Cette Cour répressive spécialisée, au même titre que les Tribunaux maritimes commerciaux, est compétente pour connaître des actes délictueux ou criminels commis dans l’exercice de leur fonction.  Les infractions n’ayant aucun lien avec la conduite de la politique de la nation sont du ressort des juridictions pénales de droit commun.

Cette Juridiction peut être saisie soit la par le justiciable qui se prétend lésée par un crime ou un délit commis par un membre du Gouvernement dans l’exercice de ses fonctions, soit par le Procureur général près la Cour de cassation en application de l‘article 68-2 de la Constitution

L’opportunité des poursuites et actions devant ce Tribunal ressort de la compétence d’une commission des requêtes.

Délit d’abstention de prendre ou de provoquer les mesures permettant de combattre un sinistre

Il s’agit d’une infraction de commission dite par omission c’est à dire comme étant un acte positif, mais pour des raisons sociales et morales, le droit admet que l’auteur peut être punissable même s’il a provoqué le résultat par sa passivité et son inaction.

Quiconque s’abstient volontairement de prendre ou de provoquer les mesures permettant, sans risque pour lui ou pour les tiers, de combattre un sinistre de nature à créer un danger pour la sécurité des personnes est puni de deux ans d’emprisonnement et de 30 000 euros d’amende (Article 223-7 du code pénal)

Cette infraction de commission par omission utilise un critère de causalité hypothétique. Autrement dit, au lieu de se demander si le résultat disparaît par la suppression du comportement, le juge doit démontrer que le résultat préjudiciable se serait produit même si l’auteur avait exécuté l’acte attendu.

Ce délit est une peine complémentaire du délit de non-assistance à personne en danger et permet ainsi de punir un défaut d’intervention au moment de survenance d’un sinistre alors même qu’aucune personne n’y est directement exposée.

A l’instar de toute infraction pénale, celle-ci suppose pour être caractérisée de démontrer un élément intentionnel. Ce délit punissant une abstention volontaire, le juge doit démontrer que le Gouvernement savait qu’un sinistre de nature à créer un danger pour la sécurité des personnes était en cours

Délit de délaissement

L’article 223-3 du Code pénal incrimine le fait de délaisser, en un lieu quelconque, une personne qui n’est pas en mesure de se protéger en raison de son âge ou de son état physique ou psychique.
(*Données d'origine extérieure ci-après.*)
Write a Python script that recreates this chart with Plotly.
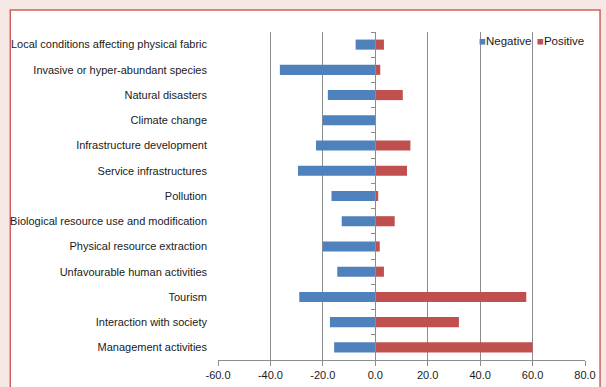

L’infraction de délaissement de personne hors d’état de se protéger en raison de son état physique ou psychique ne peut constituer une omission immorale mais nécessite un acte positif dans la réalisation du délit, excluant toute attitude simplement négative ou passive.

Ce délit suppose la volonté d’abandonner définitivement la victime et dépasse donc la simple négligence, le défaut de surveillance ou encore l’absence d’intérêt.

En sens, ce délit ne pourrait qu’être difficilement constitué contre un membre du Gouvernement en tant qu’il suppose une action volontaire d’abandon de personnes vulnérables.